Material provided:

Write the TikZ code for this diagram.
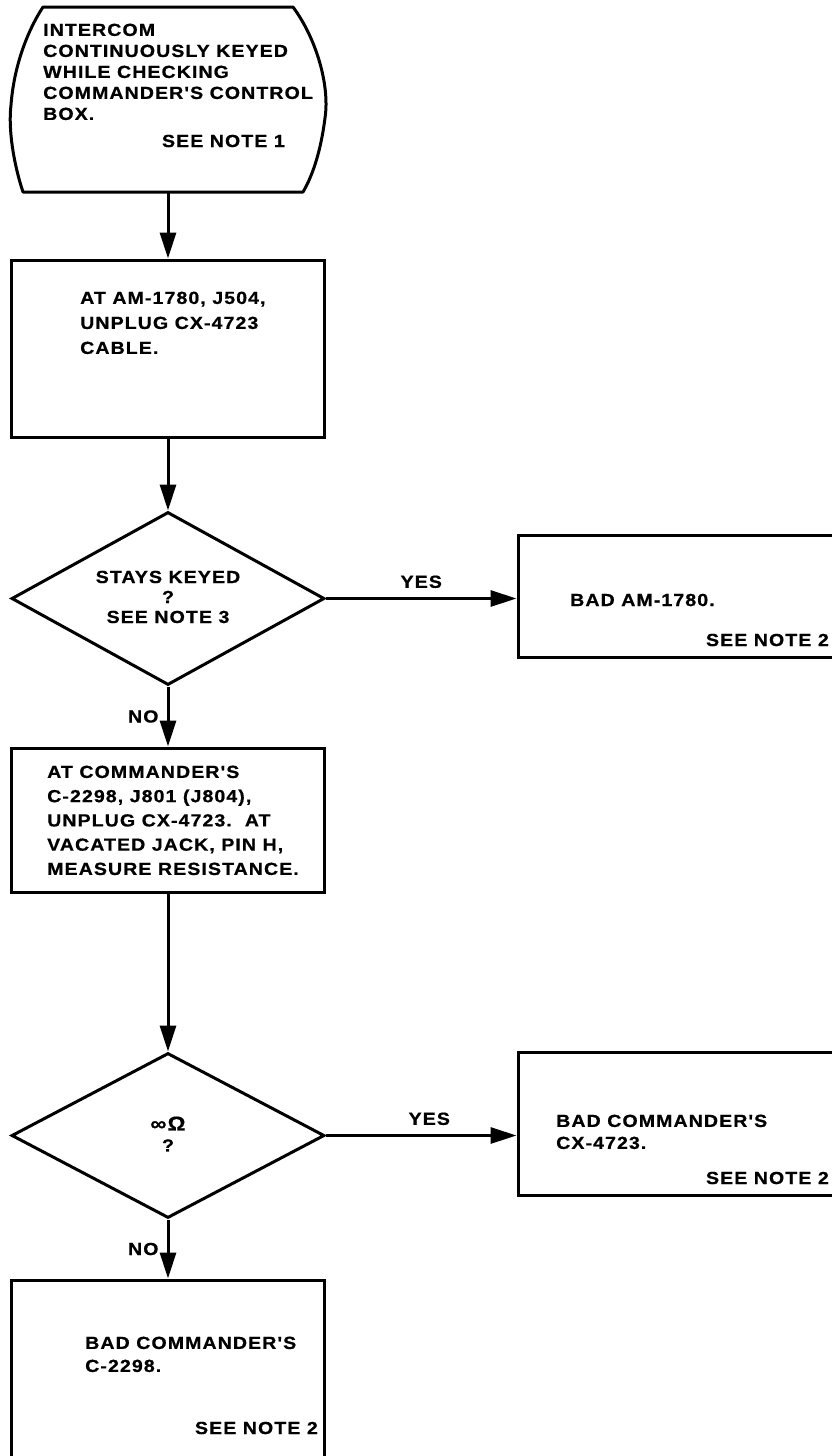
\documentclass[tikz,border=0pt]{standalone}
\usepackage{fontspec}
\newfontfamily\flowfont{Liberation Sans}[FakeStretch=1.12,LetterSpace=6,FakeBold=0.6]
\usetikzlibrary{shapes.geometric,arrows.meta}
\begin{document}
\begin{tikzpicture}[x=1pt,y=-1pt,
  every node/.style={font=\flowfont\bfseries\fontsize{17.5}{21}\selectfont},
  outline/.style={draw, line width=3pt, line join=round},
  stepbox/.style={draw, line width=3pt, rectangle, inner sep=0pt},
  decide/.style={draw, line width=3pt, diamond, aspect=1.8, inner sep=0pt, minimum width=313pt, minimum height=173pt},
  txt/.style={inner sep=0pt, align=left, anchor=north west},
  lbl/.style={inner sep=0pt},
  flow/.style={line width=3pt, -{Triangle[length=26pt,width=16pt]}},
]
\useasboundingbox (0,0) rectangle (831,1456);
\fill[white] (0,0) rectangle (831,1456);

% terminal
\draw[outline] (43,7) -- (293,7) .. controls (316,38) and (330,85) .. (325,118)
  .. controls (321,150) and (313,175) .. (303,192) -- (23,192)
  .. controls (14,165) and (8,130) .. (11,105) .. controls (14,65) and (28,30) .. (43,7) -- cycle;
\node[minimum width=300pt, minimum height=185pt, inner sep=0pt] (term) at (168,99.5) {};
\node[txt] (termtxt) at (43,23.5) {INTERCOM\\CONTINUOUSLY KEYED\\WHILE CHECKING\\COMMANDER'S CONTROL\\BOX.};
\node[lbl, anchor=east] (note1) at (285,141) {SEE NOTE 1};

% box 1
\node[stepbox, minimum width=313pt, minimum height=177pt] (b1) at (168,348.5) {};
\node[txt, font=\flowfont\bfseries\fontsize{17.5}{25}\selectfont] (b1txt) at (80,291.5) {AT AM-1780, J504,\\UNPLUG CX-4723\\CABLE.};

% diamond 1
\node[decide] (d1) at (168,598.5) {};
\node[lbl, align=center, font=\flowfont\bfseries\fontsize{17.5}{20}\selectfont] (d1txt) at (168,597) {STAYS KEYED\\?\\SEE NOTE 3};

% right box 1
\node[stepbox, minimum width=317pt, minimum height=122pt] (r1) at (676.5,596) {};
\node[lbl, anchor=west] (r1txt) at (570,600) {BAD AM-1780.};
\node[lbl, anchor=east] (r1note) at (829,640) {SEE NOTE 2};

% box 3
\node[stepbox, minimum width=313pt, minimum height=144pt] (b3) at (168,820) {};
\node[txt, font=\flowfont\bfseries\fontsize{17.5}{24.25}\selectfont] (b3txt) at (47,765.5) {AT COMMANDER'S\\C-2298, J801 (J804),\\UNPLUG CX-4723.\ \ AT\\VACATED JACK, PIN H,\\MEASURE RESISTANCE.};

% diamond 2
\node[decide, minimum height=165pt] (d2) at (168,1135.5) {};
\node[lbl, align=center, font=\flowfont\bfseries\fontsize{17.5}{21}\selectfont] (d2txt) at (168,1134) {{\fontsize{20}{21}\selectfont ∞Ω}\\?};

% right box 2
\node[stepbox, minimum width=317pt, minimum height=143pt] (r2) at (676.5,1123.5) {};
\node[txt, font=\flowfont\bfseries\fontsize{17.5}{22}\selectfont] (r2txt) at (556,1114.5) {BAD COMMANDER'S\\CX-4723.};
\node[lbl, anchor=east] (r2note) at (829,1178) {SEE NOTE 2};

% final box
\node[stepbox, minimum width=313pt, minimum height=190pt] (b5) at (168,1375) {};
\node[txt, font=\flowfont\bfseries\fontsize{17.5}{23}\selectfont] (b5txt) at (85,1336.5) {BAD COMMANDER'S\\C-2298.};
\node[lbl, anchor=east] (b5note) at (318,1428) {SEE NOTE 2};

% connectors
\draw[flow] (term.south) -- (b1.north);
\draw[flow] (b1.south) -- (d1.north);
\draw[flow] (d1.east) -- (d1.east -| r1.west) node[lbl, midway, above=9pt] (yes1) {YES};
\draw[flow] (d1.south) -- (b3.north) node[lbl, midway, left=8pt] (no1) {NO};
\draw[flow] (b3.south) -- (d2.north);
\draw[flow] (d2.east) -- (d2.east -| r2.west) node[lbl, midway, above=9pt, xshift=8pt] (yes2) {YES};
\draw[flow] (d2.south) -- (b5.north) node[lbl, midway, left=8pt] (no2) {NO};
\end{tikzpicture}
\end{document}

Your objective:
Write out, word for word, the lines from the start of the data through the one holding "anchor=east] (note1) at". Omit pictures.

Worked solution:
Write the TikZ code for this diagram.
\documentclass[tikz,border=0pt]{standalone}
\usepackage{fontspec}
\newfontfamily\flowfont{Liberation Sans}[FakeStretch=1.12,LetterSpace=6,FakeBold=0.6]
\usetikzlibrary{shapes.geometric,arrows.meta}
\begin{document}
\begin{tikzpicture}[x=1pt,y=-1pt,
  every node/.style={font=\flowfont\bfseries\fontsize{17.5}{21}\selectfont},
  outline/.style={draw, line width=3pt, line join=round},
  stepbox/.style={draw, line width=3pt, rectangle, inner sep=0pt},
  decide/.style={draw, line width=3pt, diamond, aspect=1.8, inner sep=0pt, minimum width=313pt, minimum height=173pt},
  txt/.style={inner sep=0pt, align=left, anchor=north west},
  lbl/.style={inner sep=0pt},
  flow/.style={line width=3pt, -{Triangle[length=26pt,width=16pt]}},
]
\useasboundingbox (0,0) rectangle (831,1456);
\fill[white] (0,0) rectangle (831,1456);

% terminal
\draw[outline] (43,7) -- (293,7) .. controls (316,38) and (330,85) .. (325,118)
  .. controls (321,150) and (313,175) .. (303,192) -- (23,192)
  .. controls (14,165) and (8,130) .. (11,105) .. controls (14,65) and (28,30) .. (43,7) -- cycle;
\node[minimum width=300pt, minimum height=185pt, inner sep=0pt] (term) at (168,99.5) {};
\node[txt] (termtxt) at (43,23.5) {INTERCOM\\CONTINUOUSLY KEYED\\WHILE CHECKING\\COMMANDER'S CONTROL\\BOX.};
\node[lbl, anchor=east] (note1) at (285,141) {SEE NOTE 1};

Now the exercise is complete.